Darrell Huckaby - 09/02/09

It was one of the funniest things I ever heard, in my 25 years of coaching high school sports - and that's saying something. My girls track team at Loganville had competed in the region meet at Pickens County and we stopped off at a Burger King for a bite to eat.

This particular Burger King was trying a new concept. Table service. You placed your order at the counter, just like in any other fast food franchise, but then you took your seat and waited for someone to bring your food out to you.

I don't think it caught on.

But there were four or five young ladies, my assistant coach - who was a fairly young lady herself - and me, crowded around a table waiting on our Whoppers and fries. The server came out and brought our drink and food and then asked if we needed any condiments.

A freshman shot-putter, whose name I will not use, for her sake, said. "Lord. No! He's our coach!"

Out of the mouths of babes.

"Condiments," Amy. She asked if we needed "condiments!"

Oops. I let her first name slip. But I'm not going to reveal that her last name was Barnes, not even if you torture me!

I was reminded of that incident while grocery shopping last week. There was a big Labor Day display near the checkout counters promoting all sorts "grillable" foods, accompanied by a big banner reminding - "Don't forget the condiments!" - that was stretched out above more ketchup and mustard than you could say grace over.

Don't forget the condiments - indeed.

Folks can get in a cuss fight over condiments quicker than they can politics and religion. When talk turns to condiments all sorts of cultural and regional biases come into play.

Take hotdogs for instance. If you go to the Varsity and order a Yankee-dog you get a hotdog with just mustard. I suppose that is because that's the way they eat them up North. I couldn't say firsthand. I have been up North but wasn't brave enough to order a hotdog on any of my travels.

Now me, I don't think a hotdog is worth eating unless it has ketchup and mustard - and onions; lots and lots of onions - which is why I spend a lot of time alone after trips to the Varsity. There aren't enough breath mints in the world to disguise the fact that I have been to the Greasy V.

My son, Jackson, thinks that chili is a condiment, as least as far as hotdogs are concerned. Hotdogs are a staple for Saturday lunch at our house, but he just turns up his nose if we don't have a can of Hormel's hotdog chili to go with them. And I have seen people pile slaw and cheese and sauerkraut and relish all over the tops of grilled wieners, too. You see how complicated condiments can be?

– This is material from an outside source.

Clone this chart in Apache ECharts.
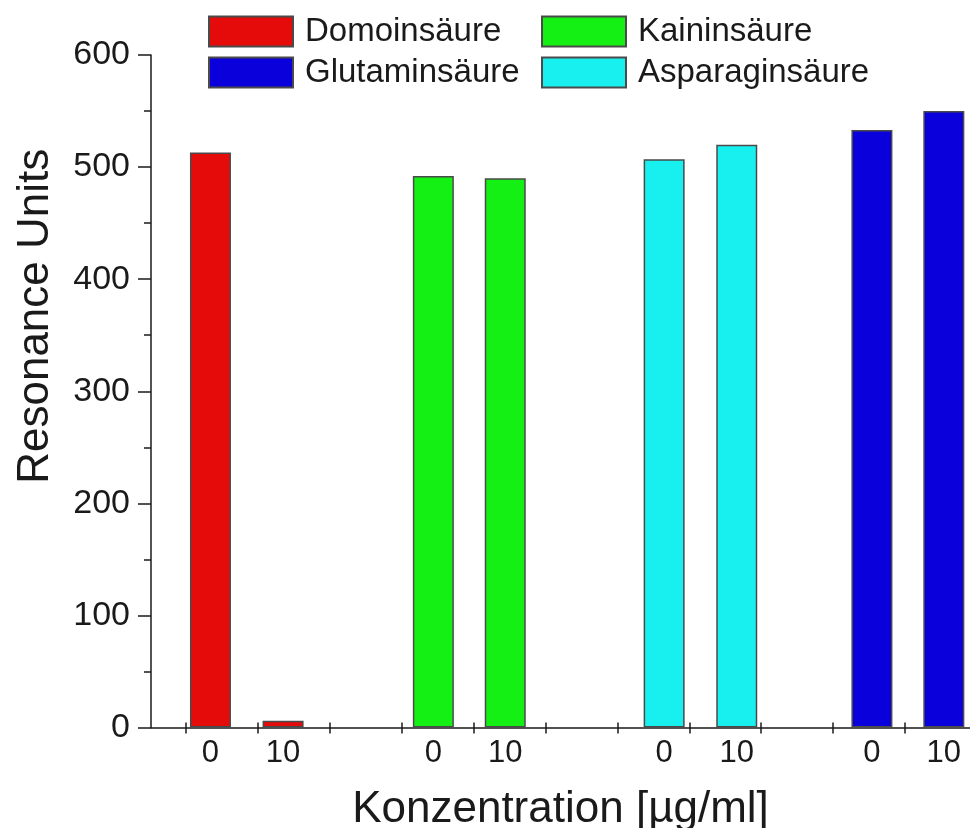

And don't even get me started on hamburgers. Now I like mine "all the way," which can mean a lot of things to a lot of people. When I was a small child we used to visit my aunt and uncle, Carl and Lola Wood, down in Umatilla, Fla. Aunt Lola ran a small diner and when you ordered a hamburger all the way at Lola's it came with mustard, ketchup and onions - which happens to be just the way I like my hotdogs.

But when I went to other places and started ordering hamburgers all the way, I got all sorts of things piled on top of my burger and bun. Lettuce, tomato and mayonnaise are the most common toppers, but some people will add a few slices of dill pickle and I have even run across folks who will add a dab or two of A-1 sauce, or grilled onions and peppers and mushrooms, and I ate at a place in California once that served bean sprouts on top of their hamburgers - which I would be willing to bet contained not one ounce of beef but a lot of tofu.

And even Jimmy Buffet likes "his" with Heinz 57.

Last week I stopped by a little sub sandwich shop on Tybee Island and the obnoxious fellow in front of me was asked what condiments he would like on his club sandwich, to which he replied, and I am a witness to this fact, "Just put everything on it."

Now, I don't know if you spend a lot of time in sub sandwich shops but "everything" covers an awful lot of ground in most of them, and the place on Tybee was no exception. The young lady behind the counter started piling on sweet pickles and dill pickles and sweet peppers and hot peppers and then started spreading brown mustard and yellow mustard on the bread before adding oregano and a few other spices as well as oil and vinegar and - well, you get the picture.

But the guy who asked for "everything" started yelling at the sweet young thing behind the counter for "putting all that crap" on his sandwich. When I say he was yelling I mean he was really yelling. He even made her cry.

Which is when I felt compelled to step in and explain to the guy about condiments in the South - and the appropriate way to address Southern women.

All this talk about condiments has made me hungry, so, if you'll excuse me, I think I'll go and make myself a sandwich - with everything.